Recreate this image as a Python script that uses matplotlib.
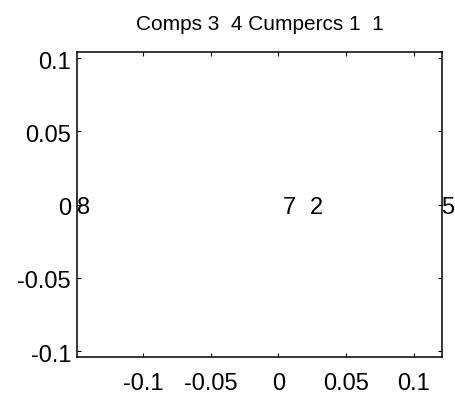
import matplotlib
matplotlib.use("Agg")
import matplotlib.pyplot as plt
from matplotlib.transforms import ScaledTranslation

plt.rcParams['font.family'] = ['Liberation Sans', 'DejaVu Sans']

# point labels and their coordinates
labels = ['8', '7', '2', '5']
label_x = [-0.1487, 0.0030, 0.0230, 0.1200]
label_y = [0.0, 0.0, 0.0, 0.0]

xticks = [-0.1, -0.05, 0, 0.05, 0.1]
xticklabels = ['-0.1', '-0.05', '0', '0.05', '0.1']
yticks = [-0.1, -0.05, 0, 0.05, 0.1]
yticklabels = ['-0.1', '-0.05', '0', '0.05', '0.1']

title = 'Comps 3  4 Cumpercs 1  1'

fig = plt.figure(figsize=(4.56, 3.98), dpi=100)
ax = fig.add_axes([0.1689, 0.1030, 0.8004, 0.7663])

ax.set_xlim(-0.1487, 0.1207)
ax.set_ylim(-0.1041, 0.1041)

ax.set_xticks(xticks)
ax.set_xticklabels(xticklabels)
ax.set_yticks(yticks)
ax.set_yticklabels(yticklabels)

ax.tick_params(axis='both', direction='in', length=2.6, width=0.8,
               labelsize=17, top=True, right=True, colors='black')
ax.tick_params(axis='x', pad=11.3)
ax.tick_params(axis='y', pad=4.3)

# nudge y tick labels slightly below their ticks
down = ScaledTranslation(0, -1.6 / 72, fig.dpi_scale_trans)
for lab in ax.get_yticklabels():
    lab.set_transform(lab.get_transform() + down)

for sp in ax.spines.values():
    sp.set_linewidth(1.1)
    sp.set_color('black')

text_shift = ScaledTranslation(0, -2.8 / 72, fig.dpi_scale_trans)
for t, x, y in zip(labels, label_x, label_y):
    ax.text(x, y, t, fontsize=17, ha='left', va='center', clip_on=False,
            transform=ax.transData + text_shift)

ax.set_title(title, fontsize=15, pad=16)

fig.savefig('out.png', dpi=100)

• **Given exercise**
Restate only the lines running from the start of the material above through the line containing "ax.tick_params(axis='y', pad=4.3)", ends included. No pictures.

• **Task solution**
Recreate this image as a Python script that uses matplotlib.
import matplotlib
matplotlib.use("Agg")
import matplotlib.pyplot as plt
from matplotlib.transforms import ScaledTranslation

plt.rcParams['font.family'] = ['Liberation Sans', 'DejaVu Sans']

# point labels and their coordinates
labels = ['8', '7', '2', '5']
label_x = [-0.1487, 0.0030, 0.0230, 0.1200]
label_y = [0.0, 0.0, 0.0, 0.0]

xticks = [-0.1, -0.05, 0, 0.05, 0.1]
xticklabels = ['-0.1', '-0.05', '0', '0.05', '0.1']
yticks = [-0.1, -0.05, 0, 0.05, 0.1]
yticklabels = ['-0.1', '-0.05', '0', '0.05', '0.1']

title = 'Comps 3  4 Cumpercs 1  1'

fig = plt.figure(figsize=(4.56, 3.98), dpi=100)
ax = fig.add_axes([0.1689, 0.1030, 0.8004, 0.7663])

ax.set_xlim(-0.1487, 0.1207)
ax.set_ylim(-0.1041, 0.1041)

ax.set_xticks(xticks)
ax.set_xticklabels(xticklabels)
ax.set_yticks(yticks)
ax.set_yticklabels(yticklabels)

ax.tick_params(axis='both', direction='in', length=2.6, width=0.8,
               labelsize=17, top=True, right=True, colors='black')
ax.tick_params(axis='x', pad=11.3)
ax.tick_params(axis='y', pad=4.3)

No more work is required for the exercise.